* Stored data *
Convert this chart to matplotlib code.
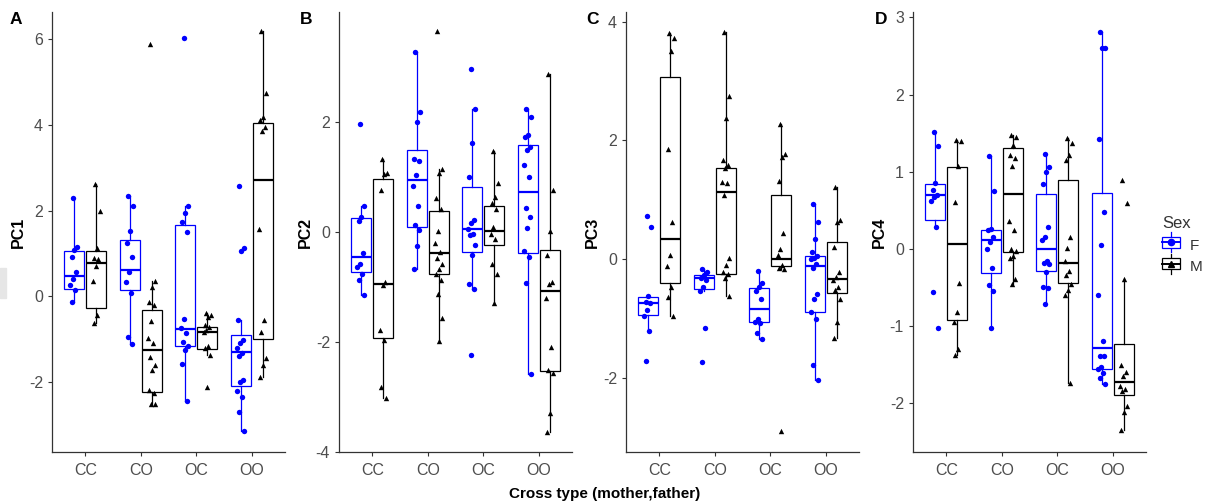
import numpy as np
import matplotlib
matplotlib.use("Agg")
import matplotlib.pyplot as plt
from matplotlib.patches import Rectangle
from matplotlib.lines import Line2D
from matplotlib.legend_handler import HandlerBase

plt.rcParams['font.family'] = ['Liberation Sans', 'DejaVu Sans']
plt.rcParams['axes.unicode_minus'] = False

# Kreuzungstypen
crosses = ["CC", "CO", "OC", "OO"]

# PC1 - Punkte je Kreuzung
pc1_f = [[2.31, 1.15, 1.09, 0.93, 0.56, 0.40, 0.26, 0.16, -0.13],
         [2.35, 2.11, 1.53, 1.24, 0.93, 0.58, 0.33, 0.08, -0.95, -1.11],
         [6.03, 2.11, 1.94, 1.75, 1.51, -0.53, -0.74, -0.85, -1.07, -1.16, -1.24, -1.58, -2.45],
         [2.58, 1.13, 1.05, -0.56, -1.02, -1.09, -1.20, -1.32, -1.40, -1.94, -2.00, -2.21, -2.34, -2.70, -3.15]]
pc1_m = [[2.63, 2.00, 1.13, 0.89, 0.87, 0.70, 0.37, -0.43, -0.62],
         [5.89, 0.36, 0.23, -0.12, -0.19, -0.57, -0.98, -1.09, -1.42, -1.61, -1.71, -2.19, -2.25, -2.50, -2.52],
         [-0.39, -0.43, -0.47, -0.66, -0.71, -0.78, -0.84, -1.15, -1.20, -1.36, -2.11],
         [6.19, 4.74, 4.18, 4.12, 3.96, 3.86, 1.57, -0.56, -0.83, -1.44, -1.59, -1.89]]
# Boxen: (unten Whisker, Q1, Median, Q3, oben Whisker)
pc1_f_box = [(-0.13, 0.17, 0.48, 1.05, 2.31), (-1.11, 0.15, 0.61, 1.32, 2.35),
             (-2.45, -1.16, -0.75, 1.68, 2.11), (-3.15, -2.10, -1.30, -0.91, -0.56)]
pc1_m_box = [(-0.62, -0.26, 0.77, 1.05, 2.63), (-2.52, -2.23, -1.25, -0.31, 0.36),
             (-1.36, -1.23, -0.83, -0.71, -0.39), (-1.89, -1.00, 2.72, 4.05, 6.19)]

# PC2
pc2_f = [[1.97, 0.48, 0.28, 0.20, -0.38, -0.58, -0.64, -0.76, -0.87, -1.15],
         [3.27, 2.19, 2.00, 1.32, 1.30, 1.04, 0.83, 0.48, 0.12, 0.03, -0.26, -0.68],
         [2.96, 2.24, 1.62, 1.00, 0.21, 0.16, 0.06, -0.03, -0.06, -0.23, -0.41, -0.95, -1.03, -2.24],
         [2.24, 2.10, 1.76, 1.73, 1.55, 1.50, 1.22, 1.00, 0.44, 0.27, 0.08, -0.35, -0.45, -0.93, -2.58]]
pc2_m = [[1.33, 1.07, 1.05, 0.76, -0.91, -0.97, -1.79, -1.97, -2.82, -3.01],
         [3.65, 1.15, 1.07, 0.62, 0.42, 0.02, -0.20, -0.36, -0.48, -0.58, -0.68, -0.77, -0.87, -1.12, -1.56, -1.99],
         [1.48, 0.89, 0.64, 0.53, 0.41, 0.10, -0.03, -0.12, -0.58, -0.77, -1.29],
         [2.87, 0.77, 0.01, -0.42, -0.91, -0.94, -1.20, -2.09, -2.50, -2.56, -3.29, -3.64]]
pc2_f_box = [(-1.15, -0.72, -0.46, 0.25, 0.48), (-0.68, 0.10, 0.94, 1.50, 3.27),
             (-1.03, -0.36, 0.05, 0.81, 2.24), (-2.58, -0.39, 0.73, 1.59, 2.24)]
pc2_m_box = [(-3.01, -1.93, -0.95, 0.96, 1.33), (-1.99, -0.77, -0.38, 0.39, 1.15),
             (-1.29, -0.23, 0.01, 0.47, 1.48), (-3.64, -2.53, -1.07, -0.33, 2.87)]

# PC3
pc3_f = [[0.73, 0.54, -0.62, -0.71, -0.74, -0.85, -0.95, -1.20, -1.71],
         [-0.17, -0.21, -0.26, -0.31, -0.35, -0.47, -0.53, -1.16, -1.73],
         [-0.19, -0.40, -0.46, -0.53, -0.67, -1.01, -1.05, -1.07, -1.24, -1.34],
         [0.93, 0.62, 0.35, 0.13, 0.06, 0.03, 0.00, -0.07, -0.15, -0.58, -0.67, -0.88, -1.01, -1.77, -2.03]]
pc3_m = [[3.81, 3.73, 3.50, 1.86, 0.63, 0.07, -0.11, -0.47, -0.64, -0.95],
         [3.82, 2.74, 2.37, 1.67, 1.58, 1.53, 1.30, 1.28, 1.09, 0.02, -0.10, -0.21, -0.24, -0.32, -0.62],
         [2.27, 1.78, 1.72, 1.32, 0.45, 0.18, 0.07, -0.10, -0.14, -0.17, -2.88],
         [1.22, 0.66, 0.63, 0.20, -0.21, -0.29, -0.35, -0.46, -0.51, -0.67, -1.06, -1.33]]
pc3_f_box = [(-1.20, -0.93, -0.73, -0.64, -0.62), (-0.53, -0.50, -0.31, -0.26, -0.17),
             (-1.34, -1.06, -0.83, -0.49, -0.19), (-2.03, -0.88, -0.11, 0.06, 0.93)]
pc3_m_box = [(-0.95, -0.40, 0.34, 3.07, 3.81), (-0.62, -0.24, 1.14, 1.54, 3.82),
             (-0.17, -0.11, 0.01, 1.09, 2.27), (-1.33, -0.56, -0.33, 0.30, 1.22)]

# PC4
pc4_f = [[1.51, 1.33, 0.86, 0.77, 0.70, 0.67, 0.62, 0.28, -0.56, -1.03],
         [1.21, 0.75, 0.26, 0.24, 0.16, 0.09, 0.00, -0.25, -0.47, -0.54, -1.03],
         [1.23, 1.06, 1.00, 0.84, 0.29, 0.15, 0.12, -0.16, -0.18, -0.20, -0.30, -0.49, -0.50, -0.71],
         [2.81, 2.61, 2.60, 1.43, 0.48, 0.05, -0.60, -1.19, -1.38, -1.39, -1.53, -1.56, -1.61, -1.67, -1.75]]
pc4_m = [[1.41, 1.40, 1.07, 0.61, -0.44, -0.81, -0.95, -1.29, -1.37],
         [1.48, 1.45, 1.35, 1.22, 1.18, 1.08, 0.36, 0.25, 0.00, -0.03, -0.09, -0.12, -0.39, -0.45],
         [1.44, 1.37, 1.22, 1.15, 0.16, 0.01, -0.16, -0.29, -0.34, -0.45, -0.53, -0.59, -1.73],
         [0.90, 0.59, -0.39, -1.50, -1.59, -1.64, -1.78, -1.81, -1.84, -2.03, -2.11, -2.35]]
pc4_f_box = [(0.28, 0.38, 0.70, 0.84, 1.51), (-1.03, -0.31, 0.11, 0.24, 1.21),
             (-0.71, -0.28, 0.00, 0.71, 1.23), (-1.75, -1.55, -1.28, 0.72, 2.81)]
pc4_m_box = [(-1.37, -0.92, 0.07, 1.06, 1.41), (-0.45, -0.04, 0.71, 1.31, 1.48),
             (-1.73, -0.44, -0.18, 0.89, 1.44), (-2.35, -1.89, -1.72, -1.23, -0.39)]

panels = [
    ("A", "PC1", pc1_f, pc1_m, pc1_f_box, pc1_m_box, (-3.63, 6.64), [-2, 0, 2, 4, 6]),
    ("B", "PC2", pc2_f, pc2_m, pc2_f_box, pc2_m_box, (-4.0, 4.0), [-4, -2, 0, 2]),
    ("C", "PC3", pc3_f, pc3_m, pc3_f_box, pc3_m_box, (-3.24, 4.16), [-2, 0, 2, 4]),
    ("D", "PC4", pc4_f, pc4_m, pc4_f_box, pc4_m_box, (-2.63, 3.07), [-2, -1, 0, 1, 2, 3]),
]

lefts = [52, 339, 626, 913]
letter_x = [10, 300, 586, 875]
W, H = 1208, 503

fig = plt.figure(figsize=(W / 100, H / 100), dpi=100)
fig.patches.append(Rectangle((0, 205 / H), 6 / W, 30 / H, transform=fig.transFigure,
                             color="#e6e6e6", zorder=0))


def jitter(n):
    # feste Streuung in x, nur zur Darstellung
    return ((np.arange(n) * 0.618 + 0.3) % 1 - 0.5) * 0.14


def draw_group(ax, pos, vals, box, color, marker):
    stats = [dict(whislo=b[0], q1=b[1], med=b[2], q3=b[3], whishi=b[4], fliers=[]) for b in box]
    ax.bxp(stats, positions=pos, widths=0.36, showcaps=False, showfliers=False,
           patch_artist=True,
           boxprops=dict(facecolor="white", edgecolor=color, linewidth=0.9),
           whiskerprops=dict(color=color, linewidth=0.9),
           medianprops=dict(color=color, linewidth=1.6), zorder=2)
    for p, v in zip(pos, vals):
        ax.scatter(p + jitter(len(v)), v, s=15, marker=marker, color=color,
                   linewidths=0, zorder=3)


x = np.arange(1, 5)
for i, (letter, lab, fv, mv, fb, mb, ylim, ticks) in enumerate(panels):
    ax = fig.add_axes([lefts[i] / W, 1 - 452 / H, 233 / W, 440 / H])
    draw_group(ax, x - 0.2, fv, fb, "blue", "o")
    draw_group(ax, x + 0.2, mv, mb, "black", "^")
    ax.set_xlim(0.4, 4.6)
    ax.set_ylim(*ylim)
    ax.set_xticks(x)
    ax.set_xticklabels(crosses)
    ax.set_yticks(ticks)
    ax.set_yticklabels([str(t) for t in ticks])
    for s in ["top", "right"]:
        ax.spines[s].set_visible(False)
    for s in ["left", "bottom"]:
        ax.spines[s].set_color("#333333")
        ax.spines[s].set_linewidth(0.9)
    ax.tick_params(colors="#333333", labelcolor="#4d4d4d", labelsize=11.5, length=3, width=0.8)
    ax.tick_params(axis="x", pad=5)
    ax.set_ylabel(lab, fontsize=11.5, fontweight="bold", labelpad=2)
    fig.text(letter_x[i] / W, 1 - 20 / H, letter, fontsize=12.5, fontweight="bold", va="center")

fig.text(605 / W, 1 - 494 / H, "Cross type (mother,father)", fontsize=11,
         fontweight="bold", ha="center", va="center")


class BoxKey(HandlerBase):
    def create_artists(self, legend, orig, xd, yd, width, height, fontsize, trans):
        c = orig.get_color()
        m = orig.get_marker()
        cx = xd + width / 2
        cy = yd + height / 2
        rect = Rectangle((xd, yd + 0.5), width, height - 1, facecolor="white",
                         edgecolor=c, linewidth=0.9, transform=trans)
        w1 = Line2D([cx, cx], [yd - 2.5, yd + height + 2.5], color=c, lw=0.9, transform=trans)
        med = Line2D([xd, xd + width], [cy, cy], color=c, lw=1.4, transform=trans)
        pt = Line2D([cx], [cy], marker=m, color=c, markersize=4.5, lw=0, transform=trans)
        return [w1, rect, med, pt]


handles = [Line2D([], [], color="blue", marker="o"), Line2D([], [], color="black", marker="^")]
leg = fig.legend(handles, ["F", "M"], title="Sex", handler_map={Line2D: BoxKey()},
                 loc="upper left", bbox_to_anchor=(1150 / W, 1 - 204 / H), frameon=False,
                 fontsize=11, title_fontsize=12, handlelength=1.15, handleheight=0.9,
                 handletextpad=0.65, labelspacing=0.45, borderpad=0.3)
leg._legend_box.align = "left"
leg.get_title().set_color("#333333")
for t in leg.get_texts():
    t.set_color("#333333")

fig.savefig("out.png", dpi=100)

* Stated goal *
Pictures excluded, repeat exactly the lines from the top of the material through the line with "from matplotlib.legend_handler import", including both of those lines.

* The answer *
Convert this chart to matplotlib code.
import numpy as np
import matplotlib
matplotlib.use("Agg")
import matplotlib.pyplot as plt
from matplotlib.patches import Rectangle
from matplotlib.lines import Line2D
from matplotlib.legend_handler import HandlerBase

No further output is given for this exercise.